La cita que abre Garafía (La Oveja Roja, 2021), de Elías Taño, es realmente sorprendente. Decía Fidel Castro: “No sé si alguna vez te habrás preguntado el por qué los cubanos, siendo como somos isleños, jamás nos hemos dado ese título (…). La respuesta es que para nosotros los únicos «isleños» del mundo son los canarios. Cuando Cuba era colonia de España, y Canarias estaba considerada parte de la metrópoli, nunca se les ocurrió a los cubanos incluir a los canarios entre sus dominadores. El canario fue por excelencia el más humilde de los inmigrantes”. La familia de Taño, isleña de La Palma, emigró más allá del océano. No toda: su abuelo Inocencio, y no a Cuba, sino a una Venezuela en sintonía con la dictadura que dejaba atrás, en busca de un futuro para su familia. 

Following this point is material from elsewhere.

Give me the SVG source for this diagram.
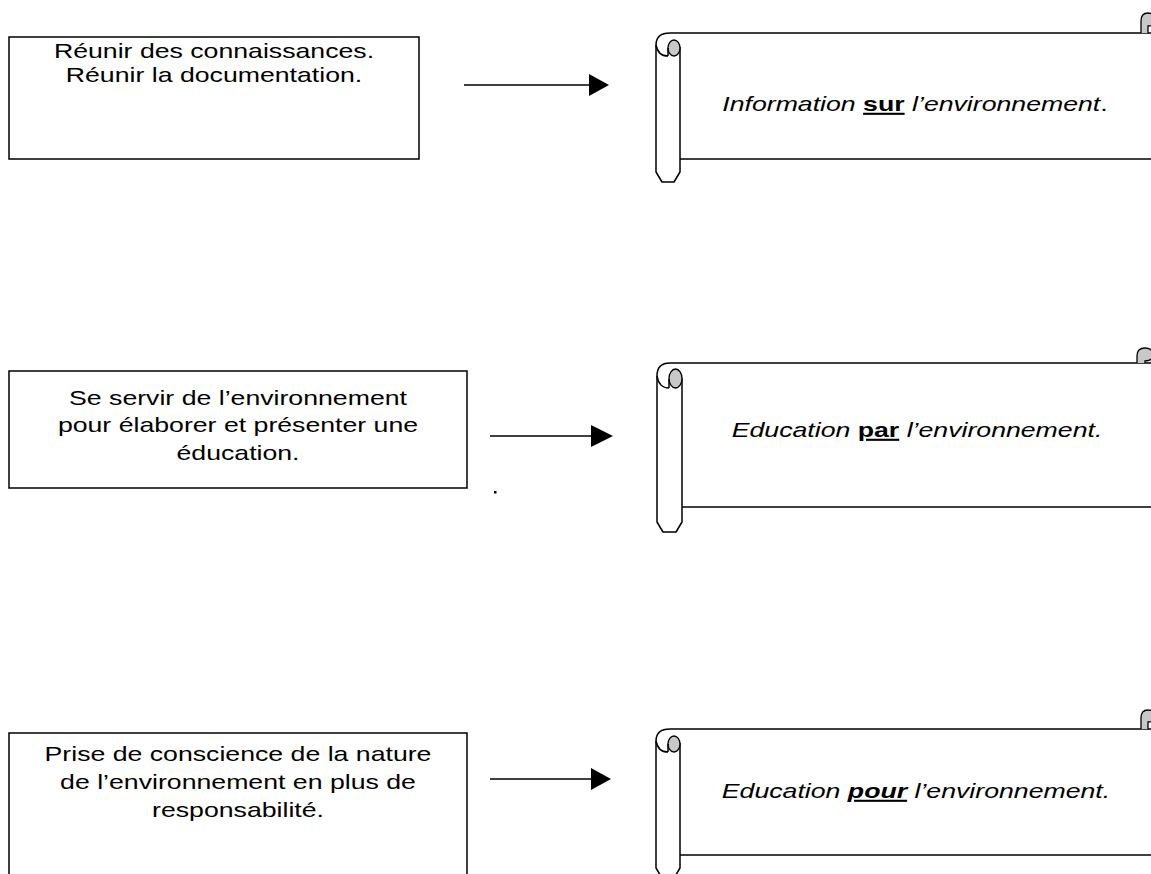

Marchó Inocencio con otros hombres a un viaje de más de un mes aprovechando las corrientes y los vientos y el poquitín de suerte al que uno se puede encomendar cuando es pobre y monta en un barco con lo puesto para llegar sin haber sido invitado a una nación extranjera. La suerte fue llegar. No marchó Gloria, abuela del autor, ni tantas otras mujeres que tuvieron que hacerse cargo de las tierras, las familias y la comunidad, bajo el yugo del fascismo y en una tierra hermosa, pero económica y socialmente devastada. Ahora Garafía, una región montañosa y despoblada del noroeste de La Palma que ha quedado a resguardo de la catástrofe del volcán, acoge a sus vecinos isleños, pero durante un tiempo fue puerto de salida, en el éxodo que se produjo en los años 40 y 50 del siglo pasado. Hay que imaginárselo —aunque no será porque nos falten referencias actuales—: embarcarse en una chalana esquivando a aquella Guardia Civil para una travesía de más de cuarenta días. Arribar a Venezuela exhausto, para ser recibido a palos. Para hacerte cargo de los trabajos más miserables, en las peores condiciones, sin la garantía de que vayan a respetar contigo el más mínimo derecho. No cuesta tanto imaginarlo. Solo sorprende la nacionalidad del apaleado, porque la memoria colectiva funciona a corto plazo.

Un ejercicio de conservación de la memoria es precisamente este magnífico trabajo de Elías Taño, autor de estilo inconfundible capaz de lograr que cada viñeta se sienta áspera y entrañable a la vez, cada página como un grito, como se apunta antes del inicio del cómic: un grito que señala, que no blanquea, que no evita llamar a las cosas por su nombre. Esto es así en sus páginas, en sus murales, en sus carteles, portadas, ilustraciones, y en cualquier tipo de trabajo que realice. Es una suerte tener a Elías Taño aquí en València. 

La memoria de Garafía es la memoria de su familia y la de una comunidad de una de esas pequeñas islas en las que los seres humanos se cobijan de lo acuático: la memoria de Garafía es la memoria de lo humano. En lo sustancial, no se encuentra ninguna diferencia con la memoria de un pueblo costero de Senegal, por eso la obra se disfruta en dos niveles: uno es el relativo a la cultura de aquellos isleños, tan lejanos por lo general para los peninsulares, los rasgos propios que solo un isleño puede imprimir al relato, el sabor de las relaciones, de las reacciones y de los paisajes, de lo que se dice y de cómo se dice. El otro es universal, es el que se ancla a las emociones, el que narra lo minúsculo que es el ser humano, lo ínfimo que es en soledad, sin el apoyo de los suyos, sin la ayuda de los ajenos. En este universo, el mayor océano, somos como en el mar, más nada que algo, pero es lo mismo sin abrir tanto el plano: lo único que puede mantenernos a flote y hacer que valga la pena es poder contar con el otro, y poder contarlo.